* GOAL
State the number of lines that contain "this", with no other text.

* GIVEN RECORDS
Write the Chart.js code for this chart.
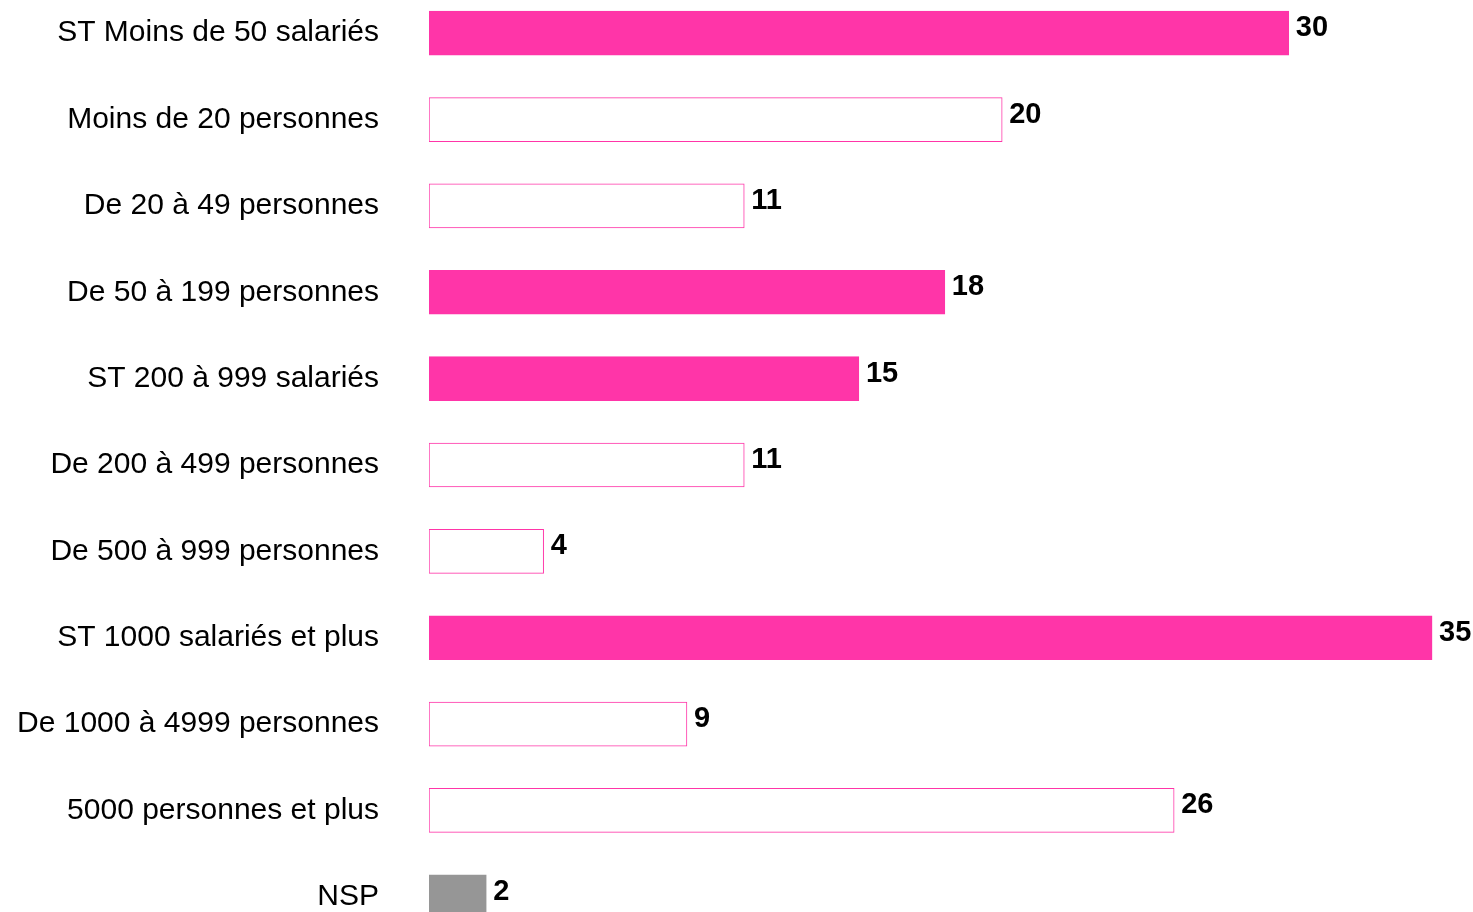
<!DOCTYPE html>
<html>
<head>
<meta charset="utf-8">
<script src="https://cdn.jsdelivr.net/npm/chart.js@4.4.1/dist/chart.umd.min.js"></script>
<style>
  html, body { margin: 0; padding: 0; background: #fff; overflow: hidden; }
  #wrap { position: absolute; left: 0; top: -10px; width: 1473px; height: 950px; }
</style>
</head>
<body>
<div id="wrap"><canvas id="myChart"></canvas></div>
<script>
/* Data */
const categories = [
  'ST Moins de 50 salariés',
  'Moins de 20 personnes',
  'De 20 à 49 personnes',
  'De 50 à 199 personnes',
  'ST 200 à 999 salariés',
  'De 200 à 499 personnes',
  'De 500 à 999 personnes',
  'ST 1000 salariés et plus',
  'De 1000 à 4999 personnes',
  '5000 personnes et plus',
  'NSP'
];
const values = [30, 20, 11, 18, 15, 11, 4, 35, 9, 26, 2];

const PINK = '#FF35A8';
const GREY = '#969696';
const FONT = '"Liberation Sans", Arial, sans-serif';

// subtotals (ST) and the 50-199 band are solid, detail rows are outlined, NSP is grey
const solid = ['ST ', 'De 50 '];
function fillFor(label) {
  if (label === 'NSP') return GREY;
  for (let s of solid) {
    if (label.indexOf(s) === 0) return PINK;
  }
  return '#FFFFFF';
}

/* Value labels at the end of each bar */
const valueLabels = {
  id: 'valueLabels',
  afterDatasetsDraw(chart) {
    const ctx = chart.ctx;
    const meta = chart.getDatasetMeta(0);
    ctx.save();
    ctx.font = 'bold 29px ' + FONT;
    ctx.fillStyle = '#000';
    ctx.textAlign = 'left';
    ctx.textBaseline = 'middle';
    meta.data.forEach(function (bar, i) {
      ctx.fillText(String(values[i]), bar.x + 7, bar.y - 5);
    });
    ctx.restore();
  }
};

var ctx = document.getElementById('myChart').getContext('2d');

// eslint-disable-next-line no-undef
var chart = new Chart(ctx, {
  type: 'bar',
  data: {
    labels: categories,
    datasets: [{
      data: values,
      backgroundColor: categories.map(fillFor),
      borderColor: categories.map(function (c) { return c === 'NSP' ? GREY : PINK; }),
      borderWidth: 1,
      borderSkipped: false,
      barThickness: 44
    }]
  },
  options: {
    indexAxis: 'y',
    responsive: true,
    maintainAspectRatio: false,
    animation: false,
    layout: { padding: { left: 0, right: 18, top: 0, bottom: 0 } },
    plugins: {
      legend: { display: false },
      tooltip: { enabled: false }
    },
    scales: {
      x: {
        display: false,
        min: 0,
        max: 35.8
      },
      y: {
        afterFit: function (scale) {
          // fixed label column, and no extra room above/below the bars
          scale.width = 429;
          scale.paddingTop = 0;
          scale.paddingBottom = 0;
        },
        grid: { display: false, drawTicks: false },
        border: { display: false },
        ticks: {
          padding: 50,
          color: '#000',
          font: { family: FONT, size: 30 }
        }
      }
    }
  },
  plugins: [valueLabels]
});
</script>
</body>
</html>
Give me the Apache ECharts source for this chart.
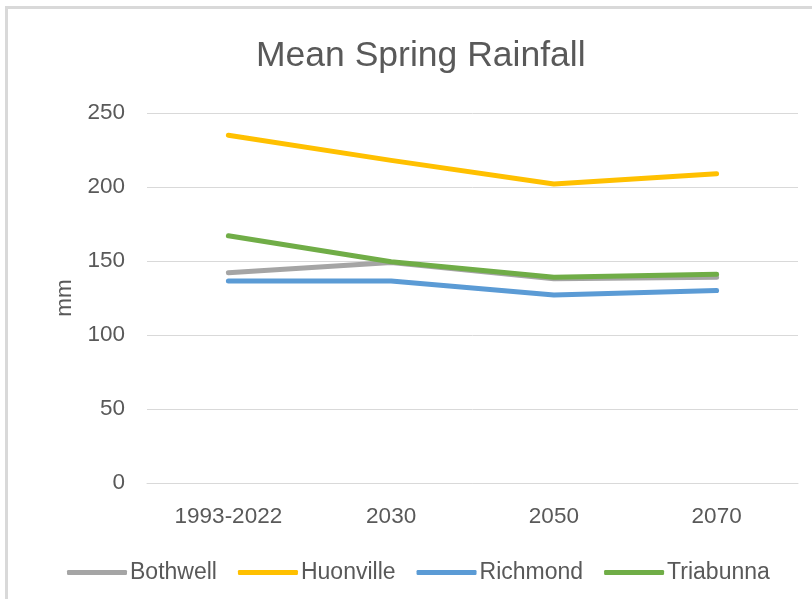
<!DOCTYPE html>
<html>
<head>
<meta charset="utf-8">
<script src="https://cdn.jsdelivr.net/npm/echarts@6/dist/echarts.min.js"></script>
<style>
html,body{margin:0;padding:0;background:#fff;overflow:hidden;}
#frame{position:absolute;left:5px;top:6px;width:900px;height:700px;border-left:3px solid #d9d9d9;border-top:3px solid #d9d9d9;}
#chart{position:absolute;left:0;top:0;width:812px;height:599px;}
</style>
</head>
<body>
<div id="frame"></div>
<div id="chart"></div>
<script>
const categories = ['1993-2022', '2030', '2050', '2070'];
const bothwell   = [142, 149, 138, 139];
const huonville  = [235, 218, 202, 209];
const richmond   = [136.5, 136.5, 127, 130];
const triabunna  = [167, 149.5, 139, 141];
const yTicks = { min: 0, max: 250, interval: 50 };

const FONT = 'Liberation Sans';
const TXT = '#595959';

function lineSeries(name, data, color) {
  return {
    name: name, type: 'line', data: data, symbol: 'none',
    lineStyle: { color: color, width: 5, cap: 'round', join: 'round' },
    itemStyle: { color: color }
  };
}

const chart = echarts.init(document.getElementById('chart'), null, { renderer: 'canvas' });
chart.setOption({
  backgroundColor: 'transparent',
  animation: false,
  title: {
    text: 'Mean Spring Rainfall', left: 251, top: 33,
    textStyle: { fontFamily: FONT, fontSize: 35.5, fontWeight: 'normal', color: TXT }
  },
  grid: { left: 147, right: 14, top: 113, bottom: 116, containLabel: false },
  legend: {
    left: 62, top: 556, itemWidth: 60, itemHeight: 5, itemGap: 21,
    icon: 'roundRect',
    textStyle: { fontFamily: FONT, fontSize: 23, color: TXT, padding: [0, 0, 0, -2] },
    data: ['Bothwell', 'Huonville', 'Richmond', 'Triabunna']
  },
  xAxis: {
    type: 'category', data: categories, boundaryGap: true,
    axisLine: { lineStyle: { color: '#d9d9d9', width: 1 } },
    axisTick: { show: false },
    axisLabel: { fontFamily: FONT, fontSize: 22.5, color: TXT, margin: 22 }
  },
  yAxis: {
    type: 'value', min: yTicks.min, max: yTicks.max, interval: yTicks.interval,
    name: 'mm', nameLocation: 'middle', nameGap: 71, nameRotate: 90,
    nameTextStyle: { fontFamily: FONT, fontSize: 22.5, color: TXT },
    axisLine: { show: false }, axisTick: { show: false },
    axisLabel: { fontFamily: FONT, fontSize: 22.5, color: TXT, margin: 22 },
    splitLine: { lineStyle: { color: '#d9d9d9', width: 1 } }
  },
  series: [
    lineSeries('Bothwell', bothwell, '#a5a5a5'),
    lineSeries('Huonville', huonville, '#ffc000'),
    lineSeries('Richmond', richmond, '#5b9bd5'),
    lineSeries('Triabunna', triabunna, '#70ad47')
  ]
});
</script>
</body>
</html>
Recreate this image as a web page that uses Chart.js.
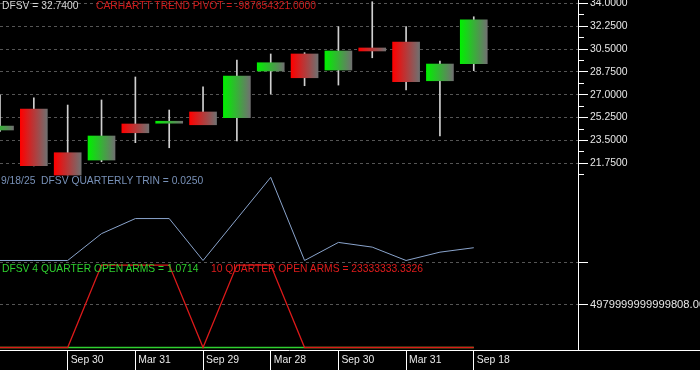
<!DOCTYPE html>
<html><head><meta charset="utf-8">
<script src="https://cdn.jsdelivr.net/npm/chart.js@4.4.1/dist/chart.umd.min.js"></script>
<style>
html,body{margin:0;padding:0;background:#000;overflow:hidden}
#wrap{position:relative;width:700px;height:370px;background:#000}
canvas{position:absolute;left:0;top:0}
.t{position:absolute;font-family:"Liberation Sans",Arial,sans-serif;font-size:10.3px;line-height:12px;white-space:pre}
</style></head><body>
<div id="wrap">
<canvas id="c" width="700" height="370"></canvas>
<div class="t" style="left:2px;top:0px;color:#d8d8d8">DFSV = 32.7400</div>
<div class="t" style="left:96px;top:0px;color:#d01c1c">CARHARTT TREND PIVOT = -987654321.0000</div>
<div class="t" style="left:1px;top:175px;color:#7891b8">9/18/25  DFSV QUARTERLY TRIN = 0.0250</div>
<div class="t" style="left:2px;top:263px;color:#2ed02e">DFSV 4 QUARTER OPEN ARMS = 1.0714</div>
<div class="t" style="left:211px;top:263px;color:#e01c1c">10 QUARTER OPEN ARMS = 23333333.3326</div>
</div>
<script>
// ---- data ----
const candleIndex = [0,1,2,3,4,5,6,7,8,9,10,11,12,13,14];
const opens  = [24.30,25.91,22.56,22.00,24.76,24.82,25.68,25.24,28.82,30.12,28.89,30.58,31.04,28.07,29.38];
const highs  = [26.98,26.77,26.21,26.60,28.36,25.83,27.61,29.66,30.12,30.22,32.21,34.12,32.21,29.58,32.97];
const lows   = [24.20,21.55,20.85,21.87,23.33,22.94,24.70,23.46,27.06,27.69,27.74,29.83,27.36,23.84,28.84];
const closes = [24.60,21.57,20.85,23.84,24.09,24.97,24.70,28.43,29.45,28.30,30.35,30.35,28.00,29.35,32.74];
const trinValues = [0,0,0,0.0526,0.0821,0.0821,0,0.0815,0.1628,0,0.0354,0.0262,0,0.0163,0.0250];
const openArms4Q = [1.0714,1.0714,1.0714,1.0714,1.0714,1.0714,1.0714,1.0714,1.0714,1.0714,1.0714,1.0714,1.0714,1.0714,1.0714];
const openArms10Q = [23333333.3326,23333333.3326,23333333.3326,9.6e15,9.6e15,9.6e15,23333333.3326,9.6e15,9.6e15,23333333.3326,23333333.3326,23333333.3326,23333333.3326,23333333.3326,23333333.3326];
const xTickIndex = [2,4,6,8,10,12,14];
const xTickLabels = ['Sep 30','Mar 31','Sep 29','Mar 28','Sep 30','Mar 31','Sep 18'];
const priceTicks = [21.75,23.5,25.25,27,28.75,30.5,32.25,34];
const priceTickLabels = ['21.7500','23.5000','25.2500','27.0000','28.7500','30.5000','32.2500','34.0000'];
const priceMinorTicks = [20.875,22.625,24.375,26.125,27.875,29.625,31.375,33.125];
const armsTicks = [4979999999999808, 9959999999999616];
const armsTickLabels = ['4979999999999808.0000',''];

// ---- styling ----
const FONT = {family:'"Liberation Sans", Arial, sans-serif', size:10.4};
const AXIS_W = 122;
const BODY_W = 27;
const GRID_C = '#555555';

function bodyColor(ctx){
  if (ctx.type !== 'data') return '#808080';
  const i = ctx.dataIndex;
  const up = closes[i] >= opens[i];
  const base = up ? '#00f000' : '#ff0000';
  const xs = ctx.chart.scales.x;
  if (!xs) return base;
  const px = xs.getPixelForValue(candleIndex[i]);
  if (!isFinite(px)) return base;
  const g = ctx.chart.ctx.createLinearGradient(px - BODY_W/2, 0, px + BODY_W/2, 0);
  g.addColorStop(0, base);
  g.addColorStop(1, '#707070');
  return g;
}

function fixY(s){ s.width = AXIS_W; s.paddingTop = 0; s.paddingBottom = 0; }

const baseline = {
  id:'baseline',
  afterDraw(chart){
    const {ctx, chartArea} = chart;
    const y = Math.round(chartArea.bottom) + 0.5;
    ctx.save();
    ctx.strokeStyle = '#ffffff'; ctx.lineWidth = 1;
    ctx.beginPath(); ctx.moveTo(chartArea.right, y); ctx.lineTo(chart.width, y); ctx.stroke();
    ctx.restore();
  }
};

new Chart(document.getElementById('c'), {
  type:'bar',
  data:{
    datasets:[
      {type:'bar', label:'wicks', yAxisID:'yPrice', order:10, grouped:false,
       data: candleIndex.map(i=>({x:i, y:[lows[i], highs[i]]})),
       backgroundColor:'#d0d0d0', borderWidth:0, barThickness:1},
      {type:'bar', label:'bodies', yAxisID:'yPrice', order:9, grouped:false,
       data: candleIndex.map(i=>({x:i, y:[opens[i], closes[i]]})),
       backgroundColor: bodyColor, borderWidth:0, barThickness:BODY_W},
      {type:'line', label:'trin', yAxisID:'yTrin', order:1,
       data: candleIndex.map(i=>({x:i, y:trinValues[i]})),
       borderColor:'#8aa4cc', borderWidth:1, pointRadius:0, tension:0, fill:false},
      {type:'line', label:'arms4', yAxisID:'yArms', order:3,
       data: candleIndex.map(i=>({x:i, y:openArms4Q[i]})),
       borderColor:'#30d030', borderWidth:1.4, pointRadius:0, tension:0, fill:false},
      {type:'line', label:'arms10', yAxisID:'yArms', order:2,
       data: candleIndex.map(i=>({x:i, y:openArms10Q[i]})),
       borderColor:'#dc1a1a', borderWidth:1.3, pointRadius:0, tension:0, fill:false}
    ]
  },
  options:{
    responsive:false, animation:false, events:[],
    layout:{padding:0},
    plugins:{legend:{display:false}, tooltip:{enabled:false}, title:{display:false}},
    scales:{
      x:{type:'linear', position:'bottom', min:0, max:17.08, offset:false,
         afterBuildTicks:s=>{ s.ticks = xTickIndex.map(v=>({value:v})); },
         afterFit:s=>{ s.height = 20; s.paddingLeft = 0; s.paddingRight = 0; },
         grid:{drawOnChartArea:false, offset:false, color:'#ffffff', tickColor:'#ffffff', tickLength:20, lineWidth:1},
         border:{color:'#ffffff', width:1},
         ticks:{autoSkip:false, maxRotation:0, minRotation:0, align:'start', labelOffset:3, padding:-16,
                color:'#e8e8e8', font:FONT,
                callback:v=>{ const k = xTickIndex.indexOf(v); return k>=0 ? xTickLabels[k] : ''; }}},
      yPrice:{type:'linear', position:'right', stack:'panes', stackWeight:176, min:20.778, max:34.253,
         afterBuildTicks:s=>{ s.ticks = priceMinorTicks.concat(priceTicks).sort((a,b)=>a-b).map(v=>({value:v})); },
         afterFit:fixY,
         grid:{color:c=> (c.tick && priceTicks.includes(c.tick.value)) ? GRID_C : 'rgba(0,0,0,0)',
               tickColor:'#ffffff', tickLength:10, lineWidth:1,
               tickBorderDash:c=> (c.tick && priceTicks.includes(c.tick.value)) ? [] : [5,40]},
         border:{color:'#ffffff', width:1, dash:[3,3]},
         ticks:{autoSkip:false, padding:2, color:'#e6e6e6', font:FONT,
                callback:v=>{ const k = priceTicks.indexOf(v); return k>=0 ? priceTickLabels[k] : ''; }}},
      yTrin:{type:'linear', position:'right', stack:'panes', stackWeight:86, min:-0.00294, max:0.1654,
         afterFit:fixY,
         grid:{display:false},
         border:{color:'#ffffff', width:1},
         ticks:{display:false}},
      yArms:{type:'linear', position:'right', stack:'panes', stackWeight:88, min:-2.912e14, max:9959999999999616,
         afterBuildTicks:s=>{ s.ticks = armsTicks.map(v=>({value:v})); },
         afterFit:fixY,
         grid:{color:GRID_C, tickColor:'#ffffff', tickLength:10, lineWidth:1},
         border:{color:'#ffffff', width:1, dash:[3,3]},
         ticks:{autoSkip:false, padding:2, color:'#e6e6e6', font:{family:FONT.family, size:11.2},
                callback:v=>{ const k = armsTicks.indexOf(v); return k>=0 ? armsTickLabels[k] : ''; }}}
    }
  },
  plugins:[baseline]
});
</script>
</body></html>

* EXERCISE OUTPUT
3